5. Fine-Grained Authorization
1# Only allow Order Service to call Payment Service
2apiVersion: security.istio.io/v1beta1
3kind: AuthorizationPolicy
4metadata:
5 name: payment-policy
6spec:
7 selector:
8 matchLabels:
9 app: payment
10 rules:
11 - from:
12 - source:
13 principals: ["cluster.local/ns/default/sa/order-service"]
Service-level authorization without modifying either service. The mesh enforces that only the Order Service can call the Payment Service.
When You DON'T Need a Service Mesh
Service meshes add complexity. Here's when the complexity isn't worth it:
Skip the service mesh if:
- You have fewer than 10 services
- Your team is small (< 15 engineers)
- You're not on Kubernetes
- You don't have a platform team to manage it
- Your latency budget is extremely tight (sidecars add 1-3ms per hop)
Consider a service mesh when:
- You have 20+ services and growing
- Multiple teams deploy independently
- Security compliance requires mTLS everywhere
- You need consistent observability across all services
- Traffic management (canary, A/B testing) is a frequent need
The Latency Tax
Let's address the elephant in the room. Sidecars add latency. Every request goes through two additional proxies (source and destination sidecars).
1Without mesh: Service A → Service B
2 Latency: ~1ms
3
4With mesh: Service A → Sidecar A → Sidecar B → Service B
5 Latency: ~3-5ms
For most services, 2-4ms of additional latency is invisible. For latency-critical paths (trading systems, real-time gaming), it might matter. Know your budget.
Some newer approaches (like eBPF-based meshes) reduce this overhead by handling networking in the kernel instead of in userspace proxies. Cilium is leading this approach.
The Future: Ambient Mesh
The newest evolution is ambient mesh (pioneered by Istio). Instead of a sidecar per pod, ambient mesh uses:
- Per-node ztunnel for L4 networking (mTLS, basic routing)
- Optional waypoint proxies for L7 features (retries, traffic splitting)

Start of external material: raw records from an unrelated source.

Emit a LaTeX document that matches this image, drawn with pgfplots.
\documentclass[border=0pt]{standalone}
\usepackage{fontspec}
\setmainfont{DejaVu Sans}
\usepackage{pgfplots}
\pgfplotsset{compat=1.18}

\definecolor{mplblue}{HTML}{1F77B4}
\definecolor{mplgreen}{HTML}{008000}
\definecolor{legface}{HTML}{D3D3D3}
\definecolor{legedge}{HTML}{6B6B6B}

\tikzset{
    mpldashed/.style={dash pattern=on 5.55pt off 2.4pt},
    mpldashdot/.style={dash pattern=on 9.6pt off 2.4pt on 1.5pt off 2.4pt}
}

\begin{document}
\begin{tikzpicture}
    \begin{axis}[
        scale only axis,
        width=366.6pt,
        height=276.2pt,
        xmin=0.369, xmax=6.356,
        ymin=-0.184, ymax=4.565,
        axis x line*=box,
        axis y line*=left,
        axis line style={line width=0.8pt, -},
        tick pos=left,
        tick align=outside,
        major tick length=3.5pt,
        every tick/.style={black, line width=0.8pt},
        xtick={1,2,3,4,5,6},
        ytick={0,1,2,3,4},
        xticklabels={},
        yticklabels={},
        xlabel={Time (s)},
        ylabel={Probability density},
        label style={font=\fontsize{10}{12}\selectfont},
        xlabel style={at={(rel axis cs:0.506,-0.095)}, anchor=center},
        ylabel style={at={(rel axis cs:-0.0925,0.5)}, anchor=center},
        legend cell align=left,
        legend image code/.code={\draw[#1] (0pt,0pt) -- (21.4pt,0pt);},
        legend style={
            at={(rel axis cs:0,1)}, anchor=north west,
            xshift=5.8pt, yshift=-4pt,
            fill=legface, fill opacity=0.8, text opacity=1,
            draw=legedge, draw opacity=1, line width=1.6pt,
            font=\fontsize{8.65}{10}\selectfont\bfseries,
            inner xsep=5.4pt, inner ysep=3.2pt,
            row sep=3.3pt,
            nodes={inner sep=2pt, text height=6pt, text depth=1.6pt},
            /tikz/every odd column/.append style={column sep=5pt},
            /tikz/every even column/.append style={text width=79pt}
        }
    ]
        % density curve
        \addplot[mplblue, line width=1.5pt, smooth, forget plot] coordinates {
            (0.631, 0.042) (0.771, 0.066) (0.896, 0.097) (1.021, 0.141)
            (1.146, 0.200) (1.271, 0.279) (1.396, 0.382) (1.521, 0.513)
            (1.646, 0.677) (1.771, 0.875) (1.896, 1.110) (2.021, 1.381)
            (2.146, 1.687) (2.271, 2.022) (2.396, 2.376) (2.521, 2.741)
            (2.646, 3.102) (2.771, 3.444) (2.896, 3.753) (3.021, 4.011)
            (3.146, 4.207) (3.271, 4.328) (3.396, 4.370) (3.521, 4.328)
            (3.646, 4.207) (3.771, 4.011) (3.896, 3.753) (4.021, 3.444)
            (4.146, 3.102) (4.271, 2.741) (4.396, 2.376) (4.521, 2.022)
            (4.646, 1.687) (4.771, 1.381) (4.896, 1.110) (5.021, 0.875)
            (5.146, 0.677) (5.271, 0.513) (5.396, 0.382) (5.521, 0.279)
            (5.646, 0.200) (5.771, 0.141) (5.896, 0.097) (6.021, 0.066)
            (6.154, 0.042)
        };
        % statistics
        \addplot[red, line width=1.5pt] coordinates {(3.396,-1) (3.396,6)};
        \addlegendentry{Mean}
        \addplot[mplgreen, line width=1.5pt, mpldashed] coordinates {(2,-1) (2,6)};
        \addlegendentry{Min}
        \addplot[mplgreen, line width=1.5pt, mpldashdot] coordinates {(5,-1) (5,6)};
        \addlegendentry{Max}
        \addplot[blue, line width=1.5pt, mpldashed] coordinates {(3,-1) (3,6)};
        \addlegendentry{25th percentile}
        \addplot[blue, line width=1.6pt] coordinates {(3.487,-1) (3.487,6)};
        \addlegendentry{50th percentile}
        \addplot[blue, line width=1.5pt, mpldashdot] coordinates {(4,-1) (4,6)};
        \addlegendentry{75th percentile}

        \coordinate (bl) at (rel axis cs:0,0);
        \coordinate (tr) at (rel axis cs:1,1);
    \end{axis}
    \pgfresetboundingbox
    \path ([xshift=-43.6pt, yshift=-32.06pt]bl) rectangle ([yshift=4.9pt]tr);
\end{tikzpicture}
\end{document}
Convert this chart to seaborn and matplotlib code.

This eliminates the resource overhead of running a proxy per pod while keeping the benefits. It's the direction the industry is heading.
What I'd Tell My Past Self
If I could go back to when I was first learning about service meshes, I'd say:
- Don't start with Istio. Start with Linkerd. It's simpler, lighter, and teaches you the concepts without the complexity.

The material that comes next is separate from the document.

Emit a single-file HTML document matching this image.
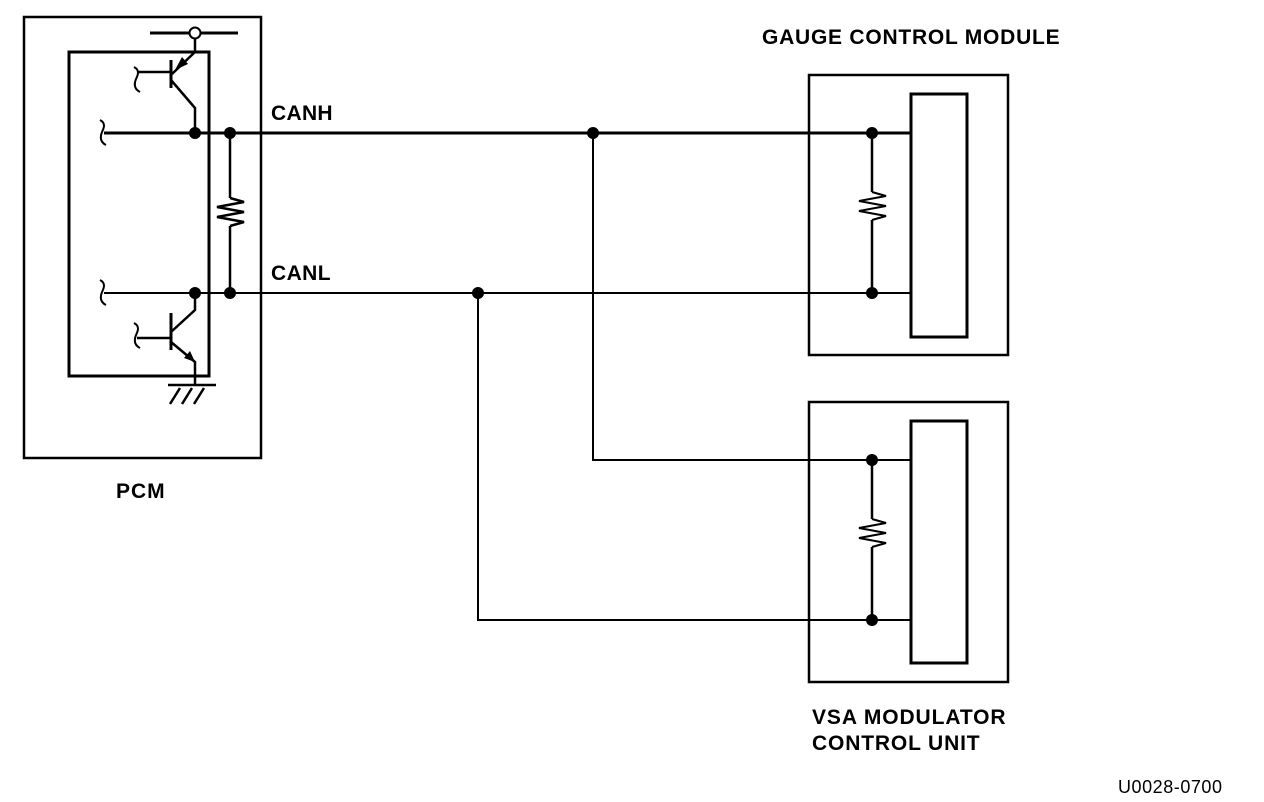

- Implement the mesh before you need it. Retrofitting a mesh onto 50 services is much harder than growing into one.
- The mesh is not a silver bullet. It handles transport-level concerns beautifully. Application-level concerns (data validation, business logic errors) are still your problem.

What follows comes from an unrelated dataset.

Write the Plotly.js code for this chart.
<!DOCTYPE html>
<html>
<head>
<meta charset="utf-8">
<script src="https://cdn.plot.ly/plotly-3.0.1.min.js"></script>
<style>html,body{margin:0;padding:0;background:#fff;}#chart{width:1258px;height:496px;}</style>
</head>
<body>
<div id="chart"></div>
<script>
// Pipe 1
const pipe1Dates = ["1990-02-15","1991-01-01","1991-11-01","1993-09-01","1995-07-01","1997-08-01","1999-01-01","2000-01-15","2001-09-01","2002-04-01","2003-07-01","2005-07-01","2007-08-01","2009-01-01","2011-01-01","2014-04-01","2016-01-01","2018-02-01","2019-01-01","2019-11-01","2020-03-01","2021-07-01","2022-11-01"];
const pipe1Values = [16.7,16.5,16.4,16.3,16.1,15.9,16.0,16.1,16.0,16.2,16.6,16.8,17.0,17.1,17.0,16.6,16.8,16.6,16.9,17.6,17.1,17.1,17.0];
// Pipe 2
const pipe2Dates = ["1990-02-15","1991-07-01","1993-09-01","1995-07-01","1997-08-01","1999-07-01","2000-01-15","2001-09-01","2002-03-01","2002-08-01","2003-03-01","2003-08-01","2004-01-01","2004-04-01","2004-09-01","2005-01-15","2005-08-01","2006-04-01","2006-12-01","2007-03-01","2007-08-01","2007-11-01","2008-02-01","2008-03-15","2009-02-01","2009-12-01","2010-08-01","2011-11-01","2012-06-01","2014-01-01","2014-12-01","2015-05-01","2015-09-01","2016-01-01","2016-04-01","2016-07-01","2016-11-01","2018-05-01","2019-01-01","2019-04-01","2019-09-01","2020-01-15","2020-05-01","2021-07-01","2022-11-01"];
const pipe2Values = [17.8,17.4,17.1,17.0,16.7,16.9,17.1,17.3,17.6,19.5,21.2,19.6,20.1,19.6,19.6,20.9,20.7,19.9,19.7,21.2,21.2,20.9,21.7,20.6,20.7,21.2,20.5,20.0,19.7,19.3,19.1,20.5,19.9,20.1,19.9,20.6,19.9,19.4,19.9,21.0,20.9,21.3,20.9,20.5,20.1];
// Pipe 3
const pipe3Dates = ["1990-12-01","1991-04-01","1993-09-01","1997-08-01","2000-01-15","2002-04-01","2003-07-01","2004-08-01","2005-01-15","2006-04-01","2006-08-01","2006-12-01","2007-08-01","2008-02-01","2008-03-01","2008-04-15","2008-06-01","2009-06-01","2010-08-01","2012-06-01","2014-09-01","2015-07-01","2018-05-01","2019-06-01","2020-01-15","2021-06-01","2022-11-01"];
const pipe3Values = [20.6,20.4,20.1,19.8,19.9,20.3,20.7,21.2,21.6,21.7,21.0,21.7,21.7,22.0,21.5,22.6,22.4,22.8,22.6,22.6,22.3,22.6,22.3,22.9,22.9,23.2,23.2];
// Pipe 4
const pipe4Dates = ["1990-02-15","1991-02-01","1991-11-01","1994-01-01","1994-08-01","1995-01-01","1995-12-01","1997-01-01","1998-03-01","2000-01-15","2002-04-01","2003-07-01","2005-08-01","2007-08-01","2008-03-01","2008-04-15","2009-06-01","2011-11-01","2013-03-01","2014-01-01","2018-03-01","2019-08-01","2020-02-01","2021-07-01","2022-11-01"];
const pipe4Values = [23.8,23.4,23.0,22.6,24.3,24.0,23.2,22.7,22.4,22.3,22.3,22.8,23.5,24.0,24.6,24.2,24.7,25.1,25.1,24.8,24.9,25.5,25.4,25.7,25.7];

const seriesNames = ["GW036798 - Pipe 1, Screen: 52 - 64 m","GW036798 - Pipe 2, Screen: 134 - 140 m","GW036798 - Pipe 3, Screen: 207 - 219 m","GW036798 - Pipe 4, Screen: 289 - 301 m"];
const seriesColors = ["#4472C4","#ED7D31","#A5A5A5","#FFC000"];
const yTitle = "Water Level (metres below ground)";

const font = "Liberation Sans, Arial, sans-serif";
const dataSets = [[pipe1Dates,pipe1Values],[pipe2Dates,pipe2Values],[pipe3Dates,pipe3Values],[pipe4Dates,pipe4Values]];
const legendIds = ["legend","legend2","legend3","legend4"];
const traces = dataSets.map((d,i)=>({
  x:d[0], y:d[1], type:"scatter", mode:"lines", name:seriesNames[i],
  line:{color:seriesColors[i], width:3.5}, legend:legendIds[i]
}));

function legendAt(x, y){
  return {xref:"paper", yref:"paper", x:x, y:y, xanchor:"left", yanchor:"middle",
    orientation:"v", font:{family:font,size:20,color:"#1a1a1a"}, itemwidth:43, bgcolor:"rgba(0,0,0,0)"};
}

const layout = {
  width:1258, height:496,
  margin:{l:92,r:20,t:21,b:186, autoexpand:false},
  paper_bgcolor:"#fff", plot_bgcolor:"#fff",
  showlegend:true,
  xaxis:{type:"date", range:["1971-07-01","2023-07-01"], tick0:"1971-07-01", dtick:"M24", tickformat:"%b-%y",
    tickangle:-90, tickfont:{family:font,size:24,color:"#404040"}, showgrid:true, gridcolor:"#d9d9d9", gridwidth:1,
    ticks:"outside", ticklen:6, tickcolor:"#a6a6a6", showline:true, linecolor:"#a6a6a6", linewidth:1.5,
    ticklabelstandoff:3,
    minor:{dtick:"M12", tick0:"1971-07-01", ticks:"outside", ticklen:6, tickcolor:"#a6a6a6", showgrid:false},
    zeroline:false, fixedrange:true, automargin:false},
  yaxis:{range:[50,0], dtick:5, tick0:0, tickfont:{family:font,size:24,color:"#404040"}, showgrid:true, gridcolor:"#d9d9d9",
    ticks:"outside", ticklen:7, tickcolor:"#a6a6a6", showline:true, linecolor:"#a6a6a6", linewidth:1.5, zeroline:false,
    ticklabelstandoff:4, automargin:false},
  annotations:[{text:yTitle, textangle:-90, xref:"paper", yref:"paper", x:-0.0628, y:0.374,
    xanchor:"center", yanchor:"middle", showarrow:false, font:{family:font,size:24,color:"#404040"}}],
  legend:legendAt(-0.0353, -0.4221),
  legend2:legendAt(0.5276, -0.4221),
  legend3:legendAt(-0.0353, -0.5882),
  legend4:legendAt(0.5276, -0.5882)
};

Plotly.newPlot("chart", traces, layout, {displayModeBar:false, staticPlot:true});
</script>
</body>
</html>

- Invest in understanding Envoy. Every major service mesh uses Envoy. Understanding its configuration model pays dividends across the entire ecosystem.
The service mesh is one of those technologies that seems like unnecessary complexity until you've experienced the alternative: 50 services, each with their own buggy implementation of retry logic, circuit breakers, and TLS configuration. Once you've lived through that, the mesh feels like a miracle.
This analysis draws from the Kubernetes service mesh ecosystem, Envoy proxy documentation, Istio and Linkerd architectures, and practical deployment patterns from companies like Lyft, Google, and Buoyant.